Future studies of the VWFA can also benefit from the current results: Despite extensive research on the functionality and expertise of the VWFA during reading, very little is known about the functional dynamics of this area especially due to the scarce neuroimaging methods combining high temporal sampling with good spatial resolution. The present findings altogether suggest that orthographic features by themselves trigger a first gamma response (at ca. 200 ms) in the VWFA, regardless of pronounceability, but also that genuine word forms induce a concurrent, yet much stronger response in that area (Fig. 2C). These findings corroborate similar recent intracranial reports of the dynamics of different orthographic categories in the VWFA (Vidal et al. 2010, 2014; Hamame et al. 2013). Furthermore, in both Experiments I and II, we note power enhancement at the descent from the peak during Full perception, although in Experiment II it is mostly masked out by the earlier activation peak (Fig. 2C, middle panel). A similar pattern was also observed in recent intracranial studies (Thesen et al. 2012; Hamame et al. 2013) and may reflect top–down feedback from anterior (lexical and phonological) areas (Song et al. 2012) which are activated earlier than the occipito-temporal cortex during word reading (Pammer et al. 2004; Cornelissen et al. 2009) and object perception (Bar et al. 2006).
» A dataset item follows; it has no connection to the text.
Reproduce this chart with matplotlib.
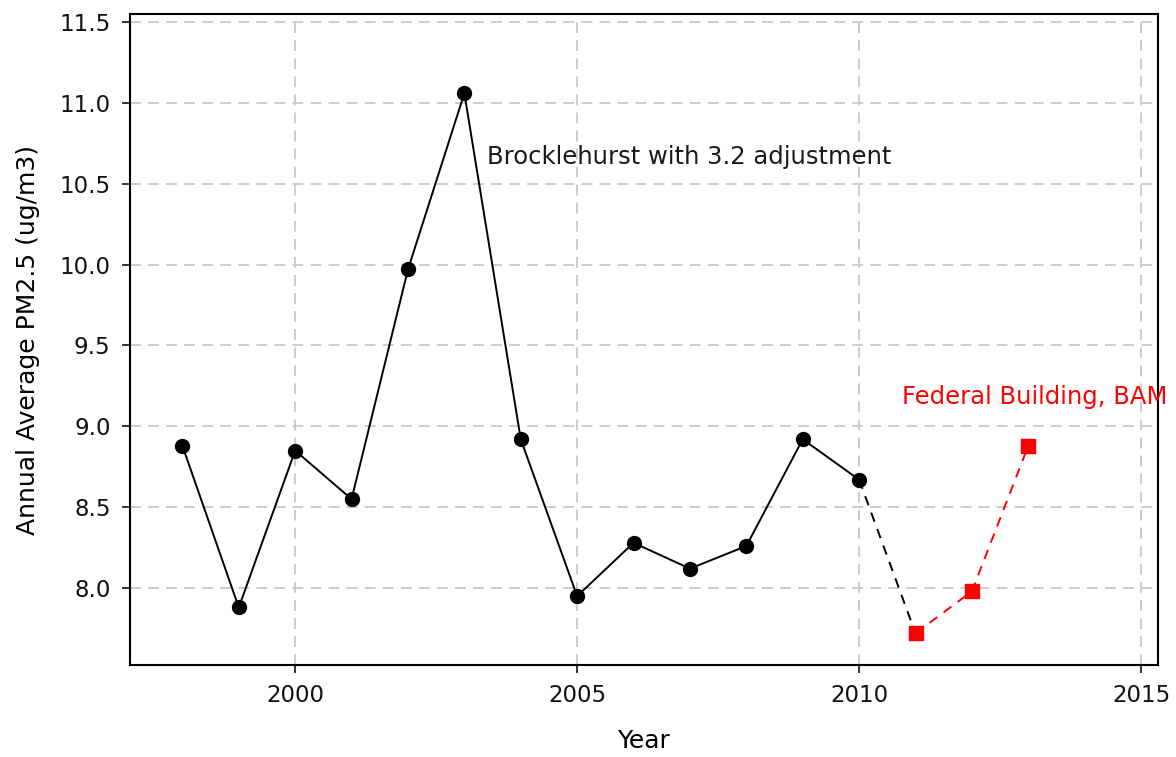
import matplotlib
matplotlib.use("Agg")
import matplotlib.pyplot as plt

years_brock = [1998, 1999, 2000, 2001, 2002, 2003, 2004, 2005, 2006, 2007, 2008, 2009, 2010]
pm_brock = [8.88, 7.88, 8.85, 8.55, 9.97, 11.06, 8.92, 7.95, 8.28, 8.12, 8.26, 8.92, 8.67]
years_fed = [2011, 2012, 2013]
pm_fed = [7.72, 7.98, 8.88]
xticks = [2000, 2005, 2010, 2015]
yticks = [8.0, 8.5, 9.0, 9.5, 10.0, 10.5, 11.0, 11.5]

fig = plt.figure(figsize=(11.76, 7.57), dpi=100)
ax = fig.add_axes([0.1105, 0.1215, 0.8742, 0.86])

ax.grid(True, color="#c8c8c8", linestyle=(0, (6, 4)), linewidth=1.3)
ax.set_axisbelow(True)

ax.plot(years_brock, pm_brock, color="black", linewidth=1.4, marker="o", markersize=10)
ax.plot([years_brock[-1], years_fed[0]], [pm_brock[-1], pm_fed[0]], color="black",
        linewidth=1.4, linestyle=(0, (5, 4)))
ax.plot(years_fed, pm_fed, color="red", linewidth=1.4, linestyle=(0, (5, 4)),
        marker="s", markersize=10)

ax.text(2003.4, 10.665, "Brocklehurst with 3.2 adjustment", fontsize=17.5, color="#1a1a1a",
        va="center", ha="left")
ax.text(2010.76, 9.18, "Federal Building, BAM", fontsize=17.5, color="red",
        va="center", ha="left", clip_on=False)

ax.set_xlim(1997.07, 2015.3)
ax.set_ylim(7.524, 11.55)
ax.set_xticks(xticks)
ax.set_yticks(yticks)
ax.set_yticklabels([f"{v:.1f}" for v in yticks])
ax.tick_params(labelsize=16.5, direction="out", length=6, width=1.2, colors="#111111", pad=8)
ax.set_xlabel("Year", fontsize=18)
ax.set_ylabel("Annual Average PM2.5 (ug/m3)", fontsize=18)
ax.xaxis.set_label_coords(0.5, -0.098)
ax.yaxis.set_label_coords(-0.0875, 0.5)
for s in ax.spines.values():
    s.set_linewidth(1.5)

fig.savefig("out.png", dpi=100)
Finally, this 2-staged scenario may reconcile the 2 major (opposing) views on the role of the occipito-temporal junction during word perception (for a recent review, see Carreiras et al. 2014). Specifically, it confirms an early first bottom–up sweep in this region highly sensitive to word representational units (for a review, see Dehaene and Cohen 2011; for an empirical demonstration, see Hamame et al. 2013), followed by a top–down phonological/semantic input from higher areas which does not necessarily assume a selective tuning to those representational units (for a review, see Price and Devlin 2011; for an empirical demonstration, see Woodhead et al. 2014). In the future, combining time-resolved approaches with network dynamics should further investigate this novel outlook on word processing in the brain.

Supplementary Material

Supplementary material can be found at: http://www.cercor.oxfordjournals.org.

Funding

The present work was supported by the following funding: I-CORE Program of the Planning and Budgeting Committee, the Israel Science Foundation (grant No. 51/11), the Returning Scientists' Program from the Israeli Ministry of Absorption, the Gonda Centre's postdoctoral allowance, the European Science Foundation's European Young Investigator Award Program and the French Ministry's doctoral research allowance.

Notes

We thank Yuval Harpaz both for his technical support and advice in Israel, as well as Bram Daams and Sander Berends for their technical support in the Netherlands. We also thank Jan-Mathijs Schoffelen, Robert Oostenveld, and Stan van Pelt for their advice on the analysis scheme, and Michal Lavidor and Ian FitzPatrick for their linguistic support in Hebrew and Dutch, respectively. Conflict of Interest: None declared.